The master of ceremonies was one Boston, a noted wag, and the occasion seemed to promise the greatest facetiousness.
-- Francis Bret Harte, The Luck of Roaring Camp

Yet the fate of all three reformers was more or less the same. Washington remained much as it had been before. ("Only more so," a wag might add.)
-- Jonathan Rauch, Government's End

Some wag has summed up the three laws of thermodynamics in everyday terms: 1. You can't win. 2. You can't even break even. 3. You can't get out of the game.
-- John Gribbin with Mary Gribbin, Almost Everyone's Guide to Science

Wag in this sense perhaps comes from the obsolete wag-halter, "a rogue; one likely to be hanged."
Yikes!

Interesting though, that they didn't include the other meaning of wag, the "that which a dog does with it's tail" definition. I don't know why.
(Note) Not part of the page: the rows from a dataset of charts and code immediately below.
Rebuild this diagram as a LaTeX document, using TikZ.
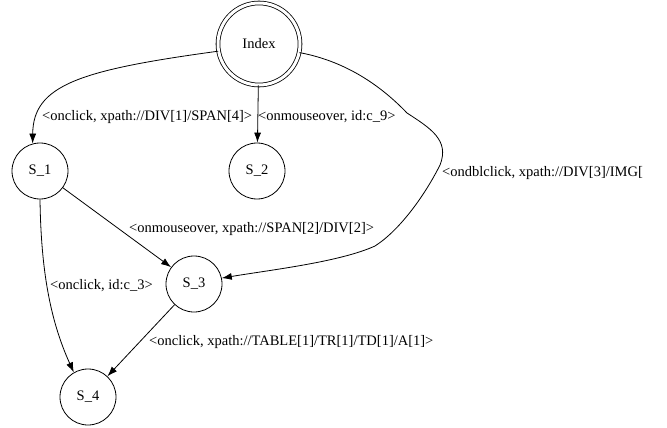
\documentclass[tikz,border=0pt]{standalone}
\usepackage{fontspec}
\setmainfont{Liberation Serif}
\usetikzlibrary{arrows.meta}

\begin{document}
\begin{tikzpicture}[x=1pt, y=-1pt,
    statenode/.style={draw, circle, line width=0.8pt, minimum size=56pt, inner sep=0pt,
        font=\fontsize{14.5}{17}\selectfont},
    lbl/.style={anchor=west, inner sep=0pt, font=\fontsize{14.5}{17}\selectfont},
    trans/.style={line width=0.8pt, -{Latex[length=10pt, width=7pt]}}]
    % Canvas in pixel units (origin top left)
    \useasboundingbox (0,0) rectangle (667,428);

    % States
    \node[statenode, double, double distance=3pt, minimum size=82pt] (idx) at (259,44) {Index};
    \node[statenode] (s1) at (40,171) {S\_1};
    \node[statenode] (s2) at (257,171) {S\_2};
    \node[statenode] (s3) at (194,284) {S\_3};
    \node[statenode] (s4) at (88,397) {S\_4};

    % Transitions out of Index
    \draw[trans] (idx.190) .. controls (80,70) and (33,85) .. (s1.105);
    \draw[trans] (idx) -- (s2);
    \draw[trans] (idx.-12) .. controls (350,62) and (385,90) .. (407,113)
        .. controls (430,128) and (450,140) .. (440,165)
        .. controls (425,195) and (400,230) .. (375,246)
        .. controls (340,262) and (270,270) .. (s3.12);

    % Transitions between the S states
    \draw[trans] (s1) -- (s3);
    \draw[trans] (s1.south) .. controls (41,270) and (50,320) .. (s4.120);
    \draw[trans] (s3) -- (s4);

    % Labels
    \node[lbl] (l1) at (42,117) {<onclick, xpath://DIV[1]/SPAN[4]>};
    \node[lbl] (l2) at (258,117) {<onmouseover, id:c\_9>};
    \node[lbl] (l3) at (442,173) {<ondblclick, xpath://DIV[3]/IMG[};
    \node[lbl] (l4) at (129,229) {<onmouseover, xpath://SPAN[2]/DIV[2]>};
    \node[lbl] (l5) at (50,286) {<onclick, id:c\_3>};
    \node[lbl] (l6) at (149,342) {<onclick, xpath://TABLE[1]/TR[1]/TD[1]/A[1]>};
\end{tikzpicture}
\end{document}
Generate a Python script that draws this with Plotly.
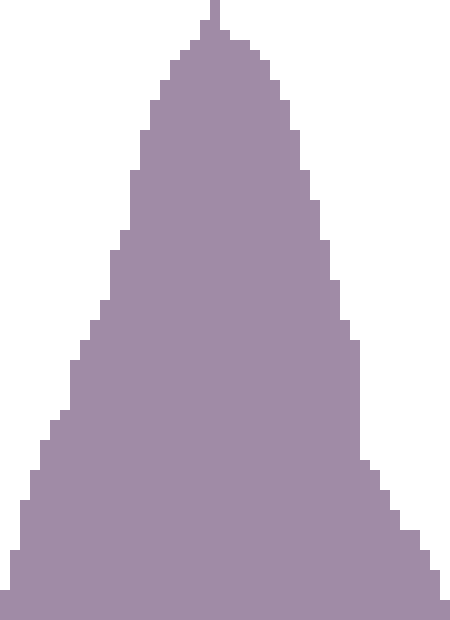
import plotly.graph_objects as go

bins = list(range(45))
counts = [3, 7, 12, 15, 18, 20, 21, 26, 28, 30,
          32, 37, 39, 45, 49, 52, 54, 56, 57, 58,
          60, 62, 59, 58, 58, 57, 56, 54, 52, 49,
          45, 42, 38, 34, 30, 28, 16, 15, 13, 11,
          9, 9, 7, 5, 2]

fig = go.Figure(go.Bar(x=bins, y=counts, hoverinfo="skip",
                       marker=dict(color="rgb(160,139,166)", line=dict(width=0))))
fig.update_layout(
    width=450, height=620,
    margin=dict(l=0, r=0, t=0, b=0),
    bargap=0,
    plot_bgcolor="white", paper_bgcolor="white",
    showlegend=False,
    hovermode=False,
    xaxis=dict(visible=False, range=[-0.5, 44.5]),
    yaxis=dict(visible=False, range=[0, 62]),
)
fig.write_html("out.html", config={"displayModeBar": False, "staticPlot": True},
               post_script="document.body.style.margin='0';document.body.style.overflow='hidden';")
Seems like a poor kind of dictionary that would leave it out.

4 comments:

Jennifer Wertkin said...

Is it the Merriam-Webster dictionary???? Their def's are always bizarre.

Shoilee Khan said...

I now love this word. Thanks for upping my smarts!

t/c

Michelle said...

Now I have to find out what "wniniig" means. I think it's just a random group of letters but it sounds like it should have a meaning, if it doesn't have one I'll have to make it up.

Michelle said...

Smutty? Hm. That which lies under a dog's tail when it is being wagged?

I'm not very good at this you'll have to help me.